The last wildcard has to be Persian Gulf/Saudi offshore. I have heard no one willing to venture a guess about how much is possible there. The Saudi's suddenly seem interested in offshore rigs, leading a good chess player to try to posit the next move:
(a) Is Saudi production suffering onshore, and thus, offshore is needed in a way it has never been?
(b)or, do our Arabian friends intend to go for an "oil fortress" Saudi style, and soon have offshore, Khurais, the natural gas and finished petrochemical trade all in their holster, so they can strike the market when and as they chose with astonishing power?
Yeah, I know, your laughing. Don't laugh too loud. We have made that mistake before.

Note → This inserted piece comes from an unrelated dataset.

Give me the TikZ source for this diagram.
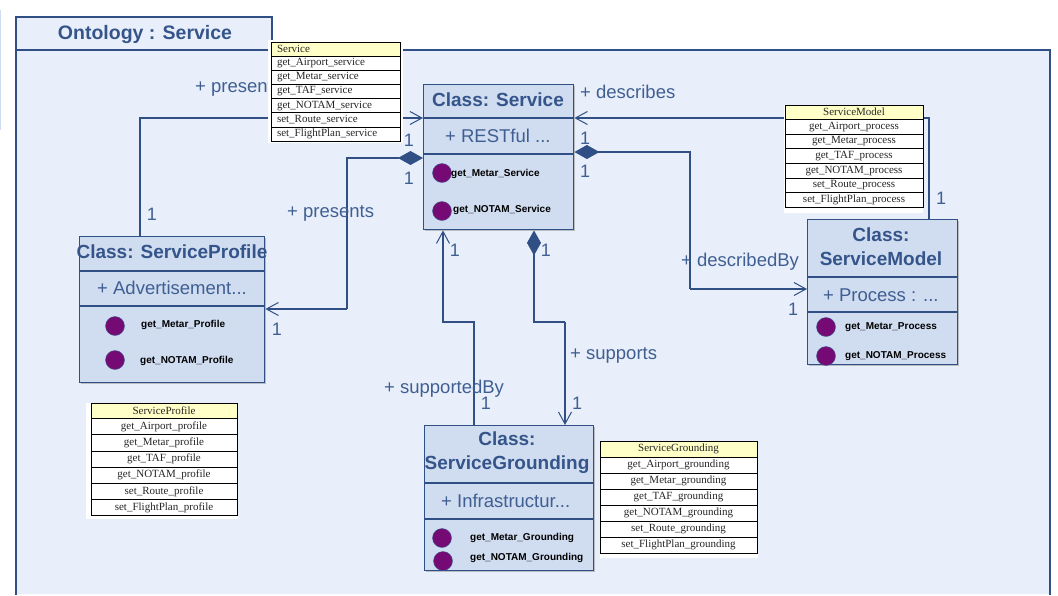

Remember, we are only one cubic mile from freedom.
RC
THere is nothing about khurais that promises 1.2Mb/d... actually, the field itself promises maybe 1/10 of that. It is the saudis that promise that incredible number, adding 'trust me'.
SA is indeed interested in off shore rigs, already poaching several looking for ng in our gulf to look for oil in theirs. Indeed, they are interested in absolutely every bit of oil infrastructure known to man - huge water pumps to relocate the persian gulf underground; on shore rigs, now up 3x and moving rapidly towards 10x; off shore rigs; in a word, we've heard of everything except tankers.

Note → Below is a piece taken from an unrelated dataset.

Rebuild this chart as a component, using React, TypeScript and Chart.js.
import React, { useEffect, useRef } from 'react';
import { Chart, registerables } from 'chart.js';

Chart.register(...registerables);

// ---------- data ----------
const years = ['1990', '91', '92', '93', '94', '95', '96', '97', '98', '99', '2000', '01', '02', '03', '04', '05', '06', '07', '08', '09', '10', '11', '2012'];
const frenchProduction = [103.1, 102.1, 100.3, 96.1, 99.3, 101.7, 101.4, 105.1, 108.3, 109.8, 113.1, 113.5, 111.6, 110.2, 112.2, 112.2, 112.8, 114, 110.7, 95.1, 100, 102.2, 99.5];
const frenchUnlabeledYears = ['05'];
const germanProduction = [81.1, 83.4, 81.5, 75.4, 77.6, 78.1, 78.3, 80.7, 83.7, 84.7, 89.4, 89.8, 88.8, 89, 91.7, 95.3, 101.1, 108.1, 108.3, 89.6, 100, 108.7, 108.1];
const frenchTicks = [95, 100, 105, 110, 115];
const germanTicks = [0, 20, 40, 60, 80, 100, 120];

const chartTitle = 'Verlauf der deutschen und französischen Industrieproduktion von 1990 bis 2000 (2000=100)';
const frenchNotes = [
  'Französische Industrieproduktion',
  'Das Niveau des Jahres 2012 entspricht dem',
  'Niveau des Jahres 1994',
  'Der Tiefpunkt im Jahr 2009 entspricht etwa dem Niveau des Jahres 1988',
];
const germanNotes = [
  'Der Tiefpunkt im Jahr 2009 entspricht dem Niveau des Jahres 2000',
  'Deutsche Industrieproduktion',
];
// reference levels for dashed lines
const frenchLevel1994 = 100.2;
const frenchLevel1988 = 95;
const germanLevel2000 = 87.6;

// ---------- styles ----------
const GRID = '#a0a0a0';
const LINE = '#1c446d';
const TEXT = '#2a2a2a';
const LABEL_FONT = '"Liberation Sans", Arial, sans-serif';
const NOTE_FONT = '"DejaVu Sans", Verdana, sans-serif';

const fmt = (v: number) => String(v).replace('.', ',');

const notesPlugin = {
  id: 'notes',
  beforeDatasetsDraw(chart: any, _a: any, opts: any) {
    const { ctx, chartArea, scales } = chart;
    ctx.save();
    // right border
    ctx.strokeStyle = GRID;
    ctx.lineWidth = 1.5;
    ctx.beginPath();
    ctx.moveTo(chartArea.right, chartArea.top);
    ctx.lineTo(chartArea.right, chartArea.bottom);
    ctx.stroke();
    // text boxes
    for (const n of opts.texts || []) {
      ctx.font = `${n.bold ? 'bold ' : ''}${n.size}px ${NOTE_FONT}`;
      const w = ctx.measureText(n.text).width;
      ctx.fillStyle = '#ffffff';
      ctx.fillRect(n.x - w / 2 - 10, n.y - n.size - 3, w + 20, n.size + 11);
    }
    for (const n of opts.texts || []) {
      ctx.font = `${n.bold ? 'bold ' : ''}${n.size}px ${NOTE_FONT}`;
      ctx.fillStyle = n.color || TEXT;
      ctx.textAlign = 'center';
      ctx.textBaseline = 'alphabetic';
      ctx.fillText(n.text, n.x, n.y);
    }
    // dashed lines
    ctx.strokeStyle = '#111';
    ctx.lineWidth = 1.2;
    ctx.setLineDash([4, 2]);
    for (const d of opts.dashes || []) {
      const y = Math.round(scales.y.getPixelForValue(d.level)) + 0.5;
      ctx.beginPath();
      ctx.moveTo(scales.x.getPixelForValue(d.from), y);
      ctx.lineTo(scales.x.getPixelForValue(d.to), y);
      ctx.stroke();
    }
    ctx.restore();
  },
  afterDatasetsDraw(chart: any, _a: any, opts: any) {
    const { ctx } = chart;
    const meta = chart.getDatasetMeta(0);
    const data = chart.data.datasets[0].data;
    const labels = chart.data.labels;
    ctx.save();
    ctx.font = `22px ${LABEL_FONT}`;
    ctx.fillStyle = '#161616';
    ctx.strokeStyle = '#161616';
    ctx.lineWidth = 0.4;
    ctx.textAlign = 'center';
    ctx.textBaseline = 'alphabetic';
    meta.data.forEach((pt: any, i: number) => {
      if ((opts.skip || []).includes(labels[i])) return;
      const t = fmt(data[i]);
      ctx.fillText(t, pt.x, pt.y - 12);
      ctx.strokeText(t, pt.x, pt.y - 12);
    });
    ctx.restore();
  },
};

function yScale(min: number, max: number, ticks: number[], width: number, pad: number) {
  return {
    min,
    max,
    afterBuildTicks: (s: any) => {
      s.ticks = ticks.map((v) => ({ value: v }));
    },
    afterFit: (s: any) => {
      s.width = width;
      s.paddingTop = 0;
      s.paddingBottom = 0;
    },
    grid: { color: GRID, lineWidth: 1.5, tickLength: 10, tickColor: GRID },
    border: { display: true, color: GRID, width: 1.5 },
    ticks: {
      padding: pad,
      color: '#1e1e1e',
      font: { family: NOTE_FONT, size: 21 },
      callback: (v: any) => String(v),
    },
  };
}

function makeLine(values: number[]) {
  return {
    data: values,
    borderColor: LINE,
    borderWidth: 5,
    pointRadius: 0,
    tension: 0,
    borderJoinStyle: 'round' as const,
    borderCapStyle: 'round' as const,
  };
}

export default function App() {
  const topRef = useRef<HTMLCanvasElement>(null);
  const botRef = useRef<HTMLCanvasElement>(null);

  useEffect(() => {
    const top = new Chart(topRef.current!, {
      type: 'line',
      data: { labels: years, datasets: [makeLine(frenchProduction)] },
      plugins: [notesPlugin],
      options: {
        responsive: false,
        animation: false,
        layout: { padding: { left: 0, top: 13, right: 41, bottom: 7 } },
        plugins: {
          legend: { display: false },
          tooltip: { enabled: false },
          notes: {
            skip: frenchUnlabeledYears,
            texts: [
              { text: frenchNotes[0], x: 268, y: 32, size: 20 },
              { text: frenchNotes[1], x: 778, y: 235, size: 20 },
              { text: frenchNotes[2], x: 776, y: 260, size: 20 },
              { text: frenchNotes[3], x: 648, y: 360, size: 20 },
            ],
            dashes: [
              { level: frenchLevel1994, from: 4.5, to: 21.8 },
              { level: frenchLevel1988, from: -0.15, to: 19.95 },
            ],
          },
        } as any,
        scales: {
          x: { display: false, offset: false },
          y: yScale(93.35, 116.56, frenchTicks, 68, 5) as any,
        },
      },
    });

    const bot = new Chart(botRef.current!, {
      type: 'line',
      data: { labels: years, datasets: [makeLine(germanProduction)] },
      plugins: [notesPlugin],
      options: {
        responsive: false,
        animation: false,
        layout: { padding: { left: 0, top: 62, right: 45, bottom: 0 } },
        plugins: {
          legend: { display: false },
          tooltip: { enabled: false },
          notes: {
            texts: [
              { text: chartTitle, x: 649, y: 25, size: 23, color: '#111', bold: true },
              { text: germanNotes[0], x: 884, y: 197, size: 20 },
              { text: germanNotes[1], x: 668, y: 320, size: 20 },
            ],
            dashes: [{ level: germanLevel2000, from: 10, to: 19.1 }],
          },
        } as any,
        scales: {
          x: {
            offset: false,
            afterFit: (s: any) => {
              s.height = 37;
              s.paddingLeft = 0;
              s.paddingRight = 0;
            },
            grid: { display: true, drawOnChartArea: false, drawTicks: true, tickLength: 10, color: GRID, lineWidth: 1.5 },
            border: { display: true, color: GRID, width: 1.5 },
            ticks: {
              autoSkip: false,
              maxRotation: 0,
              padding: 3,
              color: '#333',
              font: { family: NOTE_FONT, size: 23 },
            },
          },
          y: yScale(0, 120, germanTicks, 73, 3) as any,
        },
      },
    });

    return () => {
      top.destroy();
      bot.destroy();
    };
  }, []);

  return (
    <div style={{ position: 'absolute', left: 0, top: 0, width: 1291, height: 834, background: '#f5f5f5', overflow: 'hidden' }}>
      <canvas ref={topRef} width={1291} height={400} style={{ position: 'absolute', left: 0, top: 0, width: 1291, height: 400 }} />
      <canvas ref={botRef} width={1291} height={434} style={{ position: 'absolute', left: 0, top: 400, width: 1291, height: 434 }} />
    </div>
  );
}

SA, mexico and venezuela are quite similar in result - production in all countries is way down - but SA, at least, is trying to do something about it. Venezuela is more like mexico, both starving their fields of internal investment and external capital/expertise. IMO all three will continue declining. Of the three, only venezuela has the potential to bring production back to former highs, but imo will not under chavez, usefully saving oil for somebody's future, not that chavez cares.
Can you explain a bit about khurais. I don't know much about the field except for the vanadium.

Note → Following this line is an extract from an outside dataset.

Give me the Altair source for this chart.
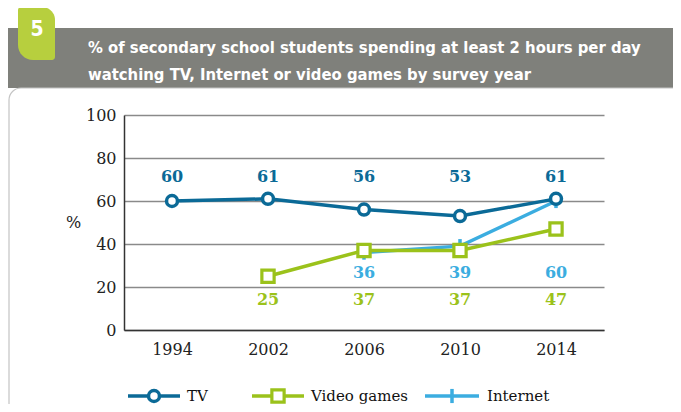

The fact that KSA is expending so much effort to develop a field with basically unsellable oil speak volumes in itself. Just about any combination of other choices if they existed make more sense. Unless of course production has peaked.
It is manifa that has the vanadium, this is probably what sa meant when they said they had no buyers for their oil last spring. Khurais produced at one time something over 100k/d, then trickled down and was abandoned. They have great hopes with, I think, a water flood, but 1.2Mb/d seems wildly optimistic... imo more likely they might get back to their former peak for a while.
RC, The Persian Gulf is not a wildcard. Every square inch of it has been throughly explored and no new Saudi fields have turned up there since the 60s. The Kuwait, Iran, UAE, Oman, Qatar and all other sectors of the Gulf have been throughly explored as well. Rememver the Persian Gulf is very shallow. Jackup rigs can explore every inch of it, no deepwater are needed. And it has already been done.
Safaniya, one of Saudi's oldest giant fields, is entirely offshore. Saudi is drilling more onshore as well as offshore in a near panic to try to offset the rapid decline of their old giant fields. Saudi is only trying to shore up declining production. I don't think they have any grand conspiracy planned, survival is their only concern.